Could a similar revolution occur in other fields, including medical care? That’s what University of Chicago economist John Cochrane wondered in June. But we no longer have to speculate. Uber medicine has already arrived.
There are a number of firms that will bring a doctor to your doorstep at the flick of a cell phone app, including Doctors Making House Calls (North Carolina), Pager (New York City), and Heal (Los Angeles).
Pay With Your Own Money
Insurance rarely pays for these services. Like so many other innovations that meet the medical needs of patients, such as walk-in clinics and telephone consultations, these firms cater to patients who pay with their own money.
Take Sarah Sheehan, a Brooklyn resident who was reeling from a painful earache one weekend. Her conventional choices were to endure the hassles and long waits at a hospital emergency room or to wait until Monday morning and take a 45-minute subway ride to reach a doctor’s office. Pager offered her a better option: have the doctor come to her.
Here’s how Pager works: Customers pay a $50 fee for a first visit and $200 for subsequent visits from one of the company’s 40 health practitioners, including doctors, nurses, and physician assistants.
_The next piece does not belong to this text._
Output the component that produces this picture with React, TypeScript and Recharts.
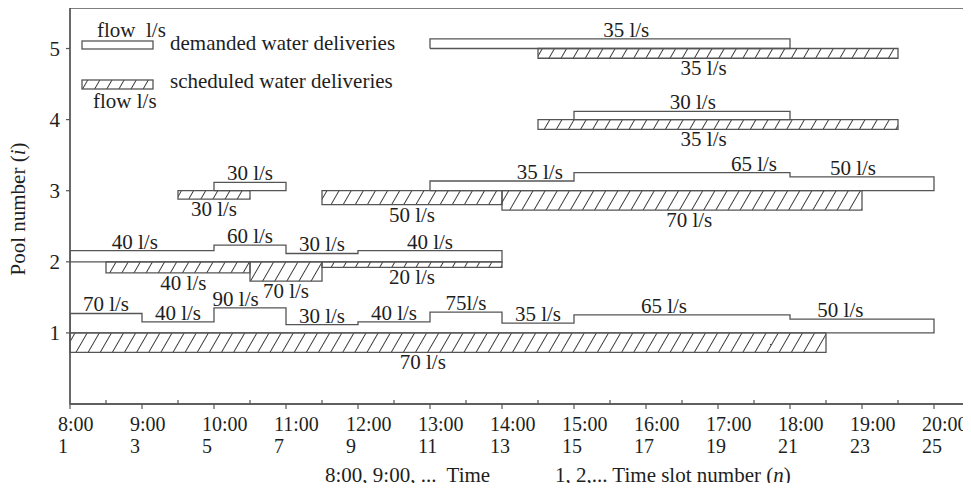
import React from 'react';
import {
  ComposedChart,
  XAxis,
  YAxis,
  Line,
  Scatter,
  ReferenceArea,
  Legend,
  Label,
} from 'recharts';

// time slot boundaries (slot n starts at 8:00 + (n-1) * 30 min)
const slotTicks = [1, 2, 3, 4, 5, 6, 7, 8, 9, 10, 11, 12, 13, 14, 15, 16, 17, 18, 19, 20, 21, 22, 23, 24, 25];
const hourLabels = ['8:00', '9:00', '10:00', '11:00', '12:00', '13:00', '14:00', '15:00', '16:00', '17:00', '18:00', '19:00', '20:00'];
const poolTicks = [1, 2, 3, 4, 5];

type Seg = { from: number; to: number; flow: number; text: string; at?: number };

// demanded water deliveries (drawn above the pool line)
const demandedPool1: Seg[] = [
  { from: 1, to: 3, flow: 70, text: '70 l/s' },
  { from: 3, to: 5, flow: 40, text: '40 l/s' },
  { from: 5, to: 7, flow: 90, text: '90 l/s', at: 5.6 },
  { from: 7, to: 9, flow: 30, text: '30 l/s' },
  { from: 9, to: 11, flow: 40, text: '40 l/s' },
  { from: 11, to: 13, flow: 75, text: '75l/s' },
  { from: 13, to: 15, flow: 35, text: '35 l/s' },
  { from: 15, to: 21, flow: 65, text: '65 l/s', at: 17.5 },
  { from: 21, to: 25, flow: 50, text: '50 l/s', at: 22.4 },
];
const demandedPool2: Seg[] = [
  { from: 1, to: 5, flow: 40, text: '40 l/s', at: 2.8 },
  { from: 5, to: 7, flow: 60, text: '60 l/s' },
  { from: 7, to: 9, flow: 30, text: '30 l/s' },
  { from: 9, to: 13, flow: 40, text: '40 l/s' },
];
const demandedPool3: Seg[] = [
  { from: 5, to: 7, flow: 30, text: '30 l/s' },
  { from: 11, to: 15, flow: 35, text: '35 l/s', at: 14.05 },
  { from: 15, to: 21, flow: 65, text: '65 l/s', at: 20 },
  { from: 21, to: 25, flow: 50, text: '50 l/s', at: 22.75 },
];
const demandedPool4: Seg[] = [{ from: 15, to: 21, flow: 30, text: '30 l/s', at: 18.3 }];
const demandedPool5: Seg[] = [{ from: 11, to: 21, flow: 35, text: '35 l/s', at: 16.45 }];

// scheduled water deliveries (hatched, below the pool line)
const scheduledPool1: Seg[] = [{ from: 1, to: 22, flow: 70, text: '70 l/s', at: 10.8 }];
const scheduledPool2: Seg[] = [
  { from: 2, to: 6, flow: 40, text: '40 l/s', at: 4.15 },
  { from: 6, to: 8, flow: 70, text: '70 l/s' },
  { from: 8, to: 13, flow: 20, text: '20 l/s' },
];
const scheduledPool3: Seg[] = [
  { from: 4, to: 6, flow: 30, text: '30 l/s' },
  { from: 8, to: 13, flow: 50, text: '50 l/s' },
  { from: 13, to: 23, flow: 70, text: '70 l/s', at: 18.2 },
];
const scheduledPool4: Seg[] = [{ from: 14, to: 24, flow: 35, text: '35 l/s', at: 18.6 }];
const scheduledPool5: Seg[] = [{ from: 14, to: 24, flow: 35, text: '35 l/s', at: 18.6 }];

const demanded = [demandedPool1, demandedPool2, demandedPool3, demandedPool4, demandedPool5];
const scheduled = [scheduledPool1, scheduledPool2, scheduledPool3, scheduledPool4, scheduledPool5];

const FLOW_TO_POOL = 0.0039; // pool units per l/s
const Y_TOP = 5.57;
const INK = '#1e1e1e';
const EDGE = '#555';
const FONT = '"Liberation Serif", "Times New Roman", serif';

// step outlines: one closed polygon for each run of adjacent segments
const outlines: { x: number; y: number }[][] = [];
demanded.forEach((segs, i) => {
  const pool = i + 1;
  let run: Seg[] = [];
  const flush = () => {
    if (!run.length) return;
    const pts = [{ x: run[0].from, y: pool }];
    run.forEach((s) => {
      pts.push({ x: s.from, y: pool + s.flow * FLOW_TO_POOL });
      pts.push({ x: s.to, y: pool + s.flow * FLOW_TO_POOL });
    });
    pts.push({ x: run[run.length - 1].to, y: pool });
    pts.push({ x: run[0].from, y: pool });
    outlines.push(pts);
    run = [];
  };
  segs.forEach((s) => {
    if (run.length && run[run.length - 1].to !== s.from) flush();
    run.push(s);
  });
  flush();
});

const flowLabels = [
  ...demanded.flatMap((segs, i) =>
    segs.map((s) => ({ x: s.at ?? (s.from + s.to) / 2, y: i + 1 + s.flow * FLOW_TO_POOL, text: s.text, up: true }))
  ),
  ...scheduled.flatMap((segs, i) =>
    segs.map((s) => ({ x: s.at ?? (s.from + s.to) / 2, y: i + 1 - s.flow * FLOW_TO_POOL, text: s.text, up: false }))
  ),
];

const FlowLabel = (props: any) => {
  const { cx, cy, payload } = props;
  return (
    <text
      x={cx}
      y={payload.up ? cy - 2 : cy + 17}
      textAnchor="middle"
      fontSize={21}
      fontFamily={FONT}
      fill={INK}
    >
      {payload.text}
    </text>
  );
};

const SlotTick = (props: any) => {
  const { x, y, payload } = props;
  const v = payload.value;
  const hour = v % 2 === 1;
  return (
    <g>
      <line x1={x} x2={x} y1={y} y2={hour ? y + 5 : y - 4} stroke={EDGE} strokeWidth={1.2} />
      {hour && (
        <text x={x - 12} y={y + 27} fontSize={20} fontFamily={FONT} fill={INK}>
          {hourLabels[(v - 1) / 2]}
        </text>
      )}
      {hour && (
        <text x={x - 12} y={y + 49} fontSize={20} fontFamily={FONT} fill={INK}>
          {v}
        </text>
      )}
    </g>
  );
};

const PoolTitle = (props: any) => {
  const vb = props.viewBox;
  const cx = vb.x + 25;
  const cy = vb.y + vb.height / 2 + 3;
  return (
    <text
      transform={`translate(${cx}, ${cy}) rotate(-90)`}
      textAnchor="middle"
      fontSize={21}
      fontFamily={FONT}
      fill={INK}
    >
      Pool number (<tspan fontStyle="italic">i</tspan>)
    </text>
  );
};

const TimeTitles = (props: any) => {
  const vb = props.viewBox;
  const y = vb.y + 78;
  return (
    <g fontSize={21} fontFamily={FONT} fill={INK}>
      <text x={vb.x + 255} y={y} style={{ whiteSpace: 'pre' }}>
        {'8:00, 9:00, ...  Time'}
      </text>
      <text x={vb.x + 485} y={y}>
        1, 2,... Time slot number (<tspan fontStyle="italic">n</tspan>)
      </text>
    </g>
  );
};

const LegendBox = () => (
  <svg width={420} height={120} style={{ fontFamily: FONT }}>
    <defs>
      <pattern id="hatchLegend" patternUnits="userSpaceOnUse" width="10.5" height="10.5" patternTransform="rotate(30)">
        <line x1="0" y1="0" x2="0" y2="10.5" stroke="#111" strokeWidth={1.6} />
      </pattern>
    </defs>
    <text x={97} y={37} fontSize={21} fill={INK} style={{ whiteSpace: 'pre' }}>
      {'flow  l/s'}
    </text>
    <rect x={82} y={41} width={71} height={8} fill="#fff" stroke={EDGE} strokeWidth={1.3} />
    <text x={170} y={50} fontSize={21} fill={INK}>
      demanded water deliveries
    </text>
    <rect x={82} y={80} width={71} height={9} fill="url(#hatchLegend)" stroke={EDGE} strokeWidth={1.3} />
    <text x={170} y={88} fontSize={21} fill={INK}>
      scheduled water deliveries
    </text>
    <text x={93} y={108} fontSize={21} fill={INK}>
      flow l/s
    </text>
  </svg>
);

const App = () => {
  return (
    <div style={{ margin: -8, width: 971, height: 491, background: '#fff' }}>
      <ComposedChart width={971} height={491} margin={{ top: 8, right: 1, left: 0, bottom: 0 }}>
        <defs>
          <pattern id="hatch" patternUnits="userSpaceOnUse" width="10.5" height="10.5" patternTransform="rotate(30)">
            <line x1="0" y1="0" x2="0" y2="10.5" stroke="#111" strokeWidth={1.6} />
          </pattern>
        </defs>
        <XAxis
          dataKey="x"
          type="number"
          domain={[1, 26]}
          ticks={slotTicks}
          interval={0}
          allowDataOverflow
          height={87}
          tickLine={false}
          tickSize={0}
          tickMargin={0}
          axisLine={{ stroke: EDGE, strokeWidth: 1.3 }}
          tick={<SlotTick />}
        >
          <Label content={<TimeTitles />} />
        </XAxis>
        <YAxis
          type="number"
          domain={[0, Y_TOP]}
          ticks={poolTicks}
          allowDataOverflow
          width={70}
          tickSize={4}
          tickMargin={6}
          tickLine={{ stroke: EDGE, strokeWidth: 1.2 }}
          axisLine={{ stroke: EDGE, strokeWidth: 1.3 }}
          tick={{ fontSize: 21, fontFamily: FONT, fill: INK }}
        >
          <Label content={<PoolTitle />} />
        </YAxis>
        <ReferenceArea x1={1} x2={26} y1={0} y2={Y_TOP} fill="none" stroke={EDGE} strokeWidth={1.3} />
        {scheduled.flatMap((segs, i) =>
          segs.map((s, j) => (
            <ReferenceArea
              key={`s${i}-${j}`}
              x1={s.from}
              x2={s.to}
              y1={i + 1 - s.flow * FLOW_TO_POOL}
              y2={i + 1}
              fill="url(#hatch)"
              fillOpacity={1}
              stroke={EDGE}
              strokeWidth={1.3}
            />
          ))
        )}
        {outlines.map((pts, k) => (
          <Line
            key={`d${k}`}
            data={pts}
            dataKey="y"
            type="linear"
            stroke={EDGE}
            strokeWidth={1.3}
            dot={false}
            activeDot={false}
            legendType="none"
            isAnimationActive={false}
          />
        ))}
        <Scatter data={flowLabels} dataKey="y" shape={<FlowLabel />} legendType="none" isAnimationActive={false} />
        <Legend
          layout="horizontal"
          verticalAlign="middle"
          align="center"
          wrapperStyle={{ position: 'absolute', left: 0, top: 0, width: 420, height: 120, pointerEvents: 'none' }}
          content={<LegendBox />}
        />
      </ComposedChart>
    </div>
  );
};

export default App;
Assuming that first-visit charge is a loss leader, Pager’s services cost a lot more than a typical doctor’s office visit. But it’s a lot less than the national median emergency room charge of $505.
Heal, which launched in the Los Angeles area and has now expanded to San Francisco, promises a doctor within an hour, between the hours of 8 a.m. and 8 p.m., seven days a week. The charge is $99 a visit.
Pay Money, Avoid Waiting
One reason why there is likely to be a large market for these kinds of services is that they address a big problem with the nation’s health care system. Although the rest of the world tends to view our system as “capitalistic,” the fact is patients in this country pay for care the same way they pay in most other developed countries: primarily with time and not with money. Almost all the new and interesting free-market innovations designed to meet patient needs address this problem. They give patients the opportunity to pay money to avoid waiting and inconvenience.
For example, the Doctors Making House Calls (DMH) website advertises its services with this pitch: “Next time you find yourself waiting interminably for an appointment or languishing in a doctor’s office, urgent care clinic, or emergency room, worrying about exposure to other sick people, not to mention the bill you’re going to receive for care that is not a true emergency, please remember—there is a better way! DMH offers prompt appointments in the comfort of your own home or business, for any medical condition except life-threatening emergencies. We come to you when and where you need us, seven days a week, so you’ll get the right care, in the right place, at the right time—and never have to wait in a doctor’s office again.”
These house call services are not currently “hyper-localized.” You can’t see where the doctor is in relation to you by looking at the app on your cell phone. Unlike Uber, they don’t automatically connect the closest doctor with the closest patient, and unlike Teladoc—a telehealth platform that offers consultations via phone, mobile device, or secure video—the house call doctor does not have access to your electronic medical history.
But I suppose all that will be coming next.